The major changes in the proposal include reducing daily driving from 11 hours to 10, requiring drivers to take two nights of rest during their 34-hour restart, requiring completion of all on-duty work-related activities within 13 hours to allow for at least a one-hour break, extending a driver’s daily shift to 16 hours twice a week to accommodate for circumstances such as loading and unloading, and allowing drivers to count some time spent parked in their trucks toward off-duty hours. (See “HOS Proposal Seems Likely to Lead to More Litigation,” 12/30/2010.)
ATA also says that FMCSA put together the proposal for political rather than safety reasons.
“We very much perceive that these changes are politically motivated,” said Rob Abbott, vice president of Safety Policy at ATA, in a presentation to the NIT League last week. “That’s because the substantial improvements in highway safety have not really called for a change in the rules.”
In another presentation last week to industry analysts hosted by Jeffries and Co., Abbott speculated that Obama administration sympathy for organized labor may be behind the proposed changes. “There might be some motivation there to change the rules and level the playing field between unionized and non-unionized carriers,” he said.
Why the Revision
Procedurally, the revision process was triggered by an agreement between the Department of Transportation and safety advocacy groups that have been suing the agency over the rule ever since it came out in 2003.
The groups, led by Public Citizen, twice won court decisions that required the agency to rework the rule and each time the agency came back with a defense of the rule. After they sued for the third time, DOT agreed to revise the rule if Public Citizen would hold its suit in abeyance. Under the agreement, the agency has until July 26 of this year to come up with a new rule. Public Citizen reserves the right to return to court if it does not like the new rule.
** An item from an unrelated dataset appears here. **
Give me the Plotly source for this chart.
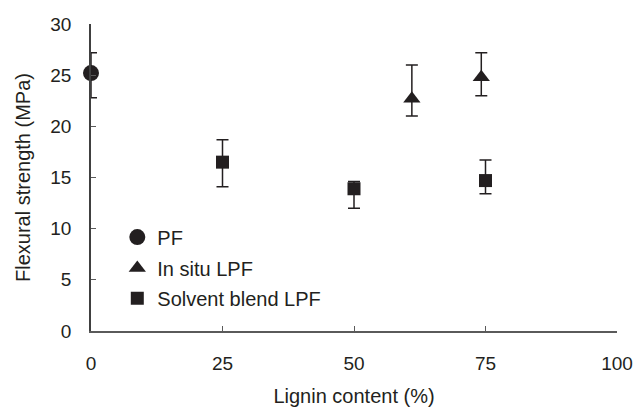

ATA does not believe that the revision is simply DOT’s attempt to respond to its losses in court. “If you look at the court decisions, they don’t speak to the merits of the rule, they speak to procedural issues,” he said.
And in any event, he does not believe that the changes the agency is proposing make the rule any more likely to hold up in court. “In fact we think the proposal would be less likely to do so because of the tenuous basis of the justification in the cost-benefit analysis,” he said.
The Driver Health Angle
This is how the agency describes the benefits of the rule in its Regulatory Impact Analysis:
“The benefits consist of safety benefits from the reduction in fatigue-related crashes and health benefits from drivers working long hours potentially getting more sleep and reducing their mortality risk.”
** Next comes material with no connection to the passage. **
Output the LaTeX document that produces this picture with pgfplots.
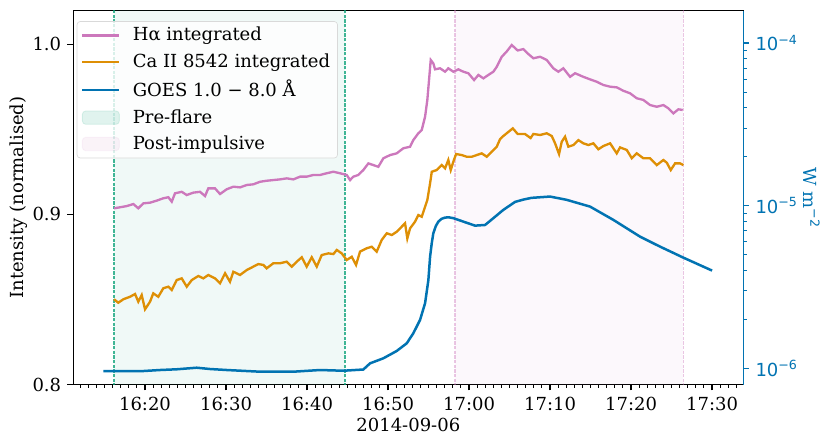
\documentclass[border=0pt]{standalone}
\usepackage{fontspec}
\setmainfont{DejaVu Serif}
\setsansfont{DejaVu Sans}
\usepackage{pgfplots}
\pgfplotsset{compat=1.18}
\definecolor{pinkc}{HTML}{CC78BC}
\definecolor{orangec}{HTML}{DE8F05}
\definecolor{bluec}{HTML}{0173B2}
\definecolor{greenc}{HTML}{029E73}
\begin{document}
\fontsize{10.8}{13}\selectfont
\begin{tikzpicture}
\begin{axis}[name=main, scale only axis, width=402pt, height=224.3pt,
  xmin=11.15, xmax=93.86, ymin=0.8, ymax=1.0198,
  axis line style={line width=0.8pt, black},
  xtick={20,30,40,50,60,70,80,90},
  xticklabels={16:20,16:30,16:40,16:50,17:00,17:10,17:20,17:30},
  minor xtick={12,13,...,93},
  ytick={0.8,0.9,1.0}, yticklabels={0.8,0.9,1.0},
  xtick pos=bottom, ytick pos=left,
  tick align=outside, major tick length=3.5pt, minor tick length=2pt,
  major tick style={black, line width=0.8pt},
  minor tick style={black, line width=0.6pt},
  xlabel={2014-09-06}, ylabel={Intensity (normalised)},
  xlabel style={at={(axis description cs:0.5,-0.108)}, anchor=center},
  ylabel style={at={(axis description cs:-0.0821,0.5)}, anchor=center},
  /pgf/number format/assume math mode=true,
  legend cell align=left,
  legend style={at={(axis description cs:0.005,0.972)}, anchor=north west,
    draw=black!15, rounded corners=2pt, fill=white, fill opacity=0.8, text opacity=1,
    inner xsep=2.5pt, inner ysep=2pt, row sep=3pt, column sep=5.4pt,
    nodes={inner ysep=1.5pt}},
]
\addlegendimage{legend image code/.code={\draw[pinkc,line width=1.4pt] (0pt,0pt) -- (22.2pt,0pt);}}
\addlegendentry{Hα integrated}
\addlegendimage{legend image code/.code={\draw[orangec,line width=1.4pt] (0pt,0pt) -- (22.2pt,0pt);}}
\addlegendentry{Ca II 8542 integrated}
\addlegendimage{legend image code/.code={\draw[bluec,line width=1.4pt] (0pt,0pt) -- (22.2pt,0pt);}}
\addlegendentry{GOES 1.0 − 8.0 Å}
\addlegendimage{legend image code/.code={\path[fill=greenc, fill opacity=0.12, draw=greenc, draw opacity=0.12, line width=0.5pt] (0pt,-4pt) rectangle (22.2pt,4pt);}}
\addlegendentry{Pre-flare}
\addlegendimage{legend image code/.code={\path[fill=pinkc, fill opacity=0.09, draw=pinkc, draw opacity=0.08, line width=0.5pt] (0pt,-4pt) rectangle (22.2pt,4pt);}}
\addlegendentry{Post-impulsive}

% shaded intervals
\addplot[forget plot, draw=none, fill=greenc, fill opacity=0.06] coordinates {(16.17,0.7) (44.7,0.7) (44.7,1.1) (16.17,1.1)} -- cycle;
\addplot[forget plot, draw=none, fill=pinkc, fill opacity=0.05] coordinates {(58.27,0.7) (86.46,0.7) (86.46,1.1) (58.27,1.1)} -- cycle;
\addplot[forget plot, greenc, draw opacity=0.75, line width=0.8pt, dash pattern=on 1.9pt off 0.9pt] coordinates {(16.17,0.7) (16.17,1.1)};
\addplot[forget plot, greenc, draw opacity=0.75, line width=0.8pt, dash pattern=on 1.9pt off 0.9pt] coordinates {(44.7,0.7) (44.7,1.1)};
\addplot[forget plot, pinkc, draw opacity=0.42, line width=0.7pt, dash pattern=on 1.9pt off 0.9pt] coordinates {(58.27,0.7) (58.27,1.1)};
\addplot[forget plot, pinkc, draw opacity=0.42, line width=0.7pt, dash pattern=on 1.9pt off 0.9pt] coordinates {(86.46,0.7) (86.46,1.1)};

% H-alpha
\addplot[forget plot, pinkc, line width=1.4pt] coordinates {
(16.17,0.9036)(16.91,0.9042)(17.74,0.9049)(18.56,0.9061)(19.17,0.9036)(19.79,0.9065)(20.62,0.9069)(21.44,0.9081)(22.26,0.9095)(22.88,0.9101)(23.30,0.9075)(23.70,0.9124)(24.53,0.9133)(25.15,0.9114)(25.96,0.9128)(26.79,0.9133)(27.41,0.9108)(27.81,0.9153)(28.64,0.9153)(29.26,0.9120)(30.09,0.9148)(30.90,0.9163)(31.73,0.9159)(32.56,0.9173)(33.37,0.9177)(34.20,0.9192)(35.02,0.9198)(35.84,0.9202)(36.67,0.9206)(37.49,0.9212)(38.31,0.9206)(39.14,0.9222)(39.96,0.9222)(40.78,0.9232)(41.60,0.9232)(42.43,0.9242)(43.25,0.9251)(44.07,0.9242)(44.90,0.9232)(45.31,0.9202)(45.72,0.9222)(46.33,0.9232)(46.95,0.9261)(47.57,0.9300)(48.19,0.9290)(48.80,0.9280)(49.42,0.9330)(50.25,0.9349)(51.07,0.9359)(51.89,0.9389)(52.72,0.9398)(53.12,0.9437)(53.74,0.9477)(54.16,0.9496)(54.57,0.9574)(54.85,0.9673)(55.06,0.9790)(55.27,0.9908)(55.59,0.9888)(55.80,0.9853)(56.42,0.9859)(57.04,0.9839)(57.44,0.9859)(58.06,0.9839)(58.68,0.9853)(59.30,0.9839)(59.91,0.9830)(60.62,0.9790)(61.15,0.9820)(61.77,0.9800)(62.38,0.9820)(63.00,0.9839)(63.42,0.9868)(64.04,0.9927)(64.65,0.9958)(65.27,0.9996)(66.0,0.9964)(66.7,0.9972)(67.32,0.9943)(67.94,0.9918)(68.77,0.9927)(69.59,0.9908)(70.41,0.9859)(71.02,0.9839)(71.64,0.9859)(72.47,0.9809)(73.09,0.9830)(74.11,0.9809)(74.94,0.9794)(75.77,0.9780)(76.58,0.9761)(77.41,0.9751)(78.23,0.9747)(79.05,0.9727)(79.88,0.9712)(80.70,0.9683)(81.52,0.9673)(82.35,0.9643)(83.17,0.9633)(83.99,0.9643)(84.60,0.9624)(85.22,0.9594)(85.84,0.9618)(86.38,0.9614)
};
% Ca II 8542
\addplot[forget plot, orangec, line width=1.4pt] coordinates {
(16.17,0.8501)(16.70,0.8481)(17.32,0.8501)(18.15,0.8516)(18.77,0.8532)(19.17,0.8487)(19.59,0.8526)(20.00,0.8442)(20.62,0.8487)(21.02,0.8536)(21.64,0.8516)(22.26,0.8566)(22.88,0.8575)(23.30,0.8556)(23.91,0.8614)(24.53,0.8624)(25.15,0.8575)(25.77,0.8614)(26.58,0.8638)(27.20,0.8624)(27.81,0.8644)(28.64,0.8624)(29.26,0.8595)(29.88,0.8654)(30.49,0.8604)(30.90,0.8663)(31.73,0.8644)(32.56,0.8673)(33.37,0.8693)(33.99,0.8708)(34.60,0.8703)(35.02,0.8683)(35.84,0.8713)(36.67,0.8713)(37.49,0.8722)(38.11,0.8693)(38.73,0.8722)(39.35,0.8748)(39.96,0.8693)(40.58,0.8748)(41.20,0.8693)(41.81,0.8761)(42.63,0.8771)(43.25,0.8767)(43.67,0.8791)(44.28,0.8771)(44.90,0.8732)(45.52,0.8751)(46.05,0.8703)(46.54,0.8781)(47.37,0.8801)(47.99,0.8810)(48.60,0.8781)(49.22,0.8850)(49.84,0.8889)(50.46,0.8879)(51.07,0.8898)(51.69,0.8928)(52.10,0.8948)(52.38,0.8859)(52.72,0.8918)(53.33,0.8957)(53.74,0.8996)(54.16,0.8986)(54.57,0.9045)(54.85,0.9085)(55.19,0.9183)(55.40,0.9251)(56.01,0.9261)(56.63,0.9290)(57.04,0.9271)(57.44,0.9320)(57.74,0.9261)(58.06,0.9310)(58.40,0.9355)(59.10,0.9349)(59.72,0.9339)(60.33,0.9339)(60.95,0.9349)(61.57,0.9359)(62.19,0.9339)(62.80,0.9369)(63.42,0.9398)(63.83,0.9443)(64.23,0.9461)(64.75,0.9481)(65.40,0.9506)(66.0,0.9473)(66.9,0.9473)(67.6,0.9449)(67.94,0.9473)(68.77,0.9467)(69.59,0.9477)(70.21,0.9461)(70.62,0.9418)(71.11,0.9355)(71.44,0.9427)(71.85,0.9457)(72.26,0.9398)(72.88,0.9408)(73.49,0.9437)(74.11,0.9418)(74.73,0.9408)(75.35,0.9418)(75.96,0.9383)(76.58,0.9402)(77.41,0.9418)(78.23,0.9359)(78.64,0.9394)(79.47,0.9379)(80.09,0.9330)(80.70,0.9359)(81.52,0.9330)(82.35,0.9330)(83.17,0.9290)(83.99,0.9320)(84.41,0.9304)(84.90,0.9261)(85.43,0.9300)(86.05,0.9300)(86.46,0.9290)
};
\end{axis}
\begin{axis}[scale only axis, width=402pt, height=224.3pt,
  xmin=11.15, xmax=93.86, ymode=log, ymin=7.95e-7, ymax=1.582e-4,
  axis x line=none, axis y line*=right,
  y axis line style={bluec, line width=1pt},
  ytick={1e-6,1e-5,1e-4},
  yticklabels={{\sffamily 10\textsuperscript{−6}},{\sffamily 10\textsuperscript{−5}},{\sffamily 10\textsuperscript{−4}}},
  yticklabel style={text=bluec},
  tick align=outside, major tick length=3.5pt, minor tick length=2pt,
  major tick style={bluec, line width=0.8pt},
  minor tick style={bluec, line width=0.6pt},
  ylabel={W m\textsuperscript{\sffamily −2}},
  ylabel style={text=bluec, rotate=180, at={(axis description cs:1.102,0.5)}, anchor=center},
]
\addplot[bluec, line width=1.5pt] coordinates {
(14.85,9.62e-7)(19.79,9.62e-7)(21.85,9.76e-7)(23.91,9.86e-7)(26.38,1.0085e-6)(28.02,9.90e-7)(30.09,9.76e-7)(34.20,9.53e-7)(38.31,9.53e-7)(41.60,9.76e-7)(44.48,9.66e-7)(46.95,9.83e-7)(47.78,1.073e-6)(49.42,1.152e-6)(51.07,1.278e-6)(52.31,1.425e-6)(53.12,1.642e-6)(53.95,1.983e-6)(54.57,2.512e-6)(54.98,3.494e-6)(55.19,4.86e-6)(55.40,5.9e-6)(55.59,6.77e-6)(55.9,7.5e-6)(56.21,7.98e-6)(56.6,8.3e-6)(57.04,8.45e-6)(57.5,8.48e-6)(58.06,8.38e-6)(59.30,7.98e-6)(60.74,7.54e-6)(61.98,7.61e-6)(63.00,8.38e-6)(64.23,9.42e-6)(65.68,1.055e-5)(66.7,1.09e-5)(67.7,1.117e-5)(70.0,1.138e-5)(72.06,1.086e-5)(74.94,9.87e-6)(77.81,8.18e-6)(81.11,6.45e-6)(83.58,5.60e-6)(86.46,4.79e-6)(90.0,3.99e-6)
};
\end{axis}
\pgfresetboundingbox
\path ([xshift=-44pt,yshift=-37.5pt]main.south west) rectangle ([xshift=52pt,yshift=6.4pt]main.north east);
\end{tikzpicture}
\end{document}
Abbott’s take: “In plain English, what they’re saying is that while we won’t necessarily see enough reduced crashes to justify the tremendous economic impact, drivers who get more rest, work shorter shifts and have longer breaks will get more sleep and over their lifetimes that means they’ll be healthier and live longer lives.”
The agency calculates this health-related benefit to be worth $690 million.
“Quite frankly,” Abbott said, “we think this is really a stretch. The agency had to be very, very creative in finding a way to get the costs and benefits to balance, and this is how they did that.”
Drop in Productivity
ATA’s message to shippers is that the proposal as it is written will reduce productivity and capacity, and force carriers to put more trucks and drivers on the road.
One of the changes the agency is considering, shortening daily driving time from 11 to 10 hours, will in effect force carriers to move to a shorter length of haul, Abbott said.
This would lead to less competition in rural markets that carriers cannot reliably get to and return from in 10 hours, and it would affect distribution networks that carriers have set up under the 11-hour rule, Abbott said. “We may have to look at moving brick and mortar.”
Another major change, requiring drivers to get two rest periods between midnight and 6 a.m. in their restart breaks, will lead to more congested pickup and delivery windows, he said. “Many drivers who formerly could pick up at night would be forced into daytime traffic and onto overcrowded docks.”
It is a misnomer to refer to the restart provision in the proposal as a 34-hour rule, Abbott said. The two-night requirement in effect creates a 53-hour restart for drivers in certain types of operations. “It’s only 34 hours in ideal circumstances, and for many drivers it will result in them being stuck in rest areas for much longer than 34 hours.”
Another ATA contention is that the proposal introduces a layer of complexity that will make the rule hard to comply with and to enforce. Abbott cited the calculation of the restart provision as an example: “For a roadside inspector to determine if a driver has already used his restart in the past seven days, he would have to consider whether the prior restart had not begun less than 168 hours before the current time.”
The Final Rule
Abbott told the shippers that if the rule goes through the way it is proposed, it is likely that ATA members will decide to file suit. “We think this proposal lacks justification,” he said. “But if the current rules are retained I would not be surprised if the other parties reinitiated their suit. But that might be a little bit shorter-lived, because they have sort of exhausted some of their legal arguments.”
He does not think it likely that the final rule will exactly match what FMCSA has proposed. The agency prefers the 10-hour option, but the cost-benefit case for that change may not be strong enough to pass muster at the Office of Management and Budget, he said. And he speculated that the agency may seek another way to address the restart provision, given the substantial impact of the two-night requirement on daytime traffic.
The rulemaking process still has a long way to go. The docket has started to attract comments – more than 500 so far – but the major players will not file until the February 28 deadline nears. Meanwhile, ATA is developing its web site (www.safedriverhours.com,) and gathering data from its members to buttress its arguments.
“We hope that if enough stakeholders raise objections, the message will get through,” Abbott said.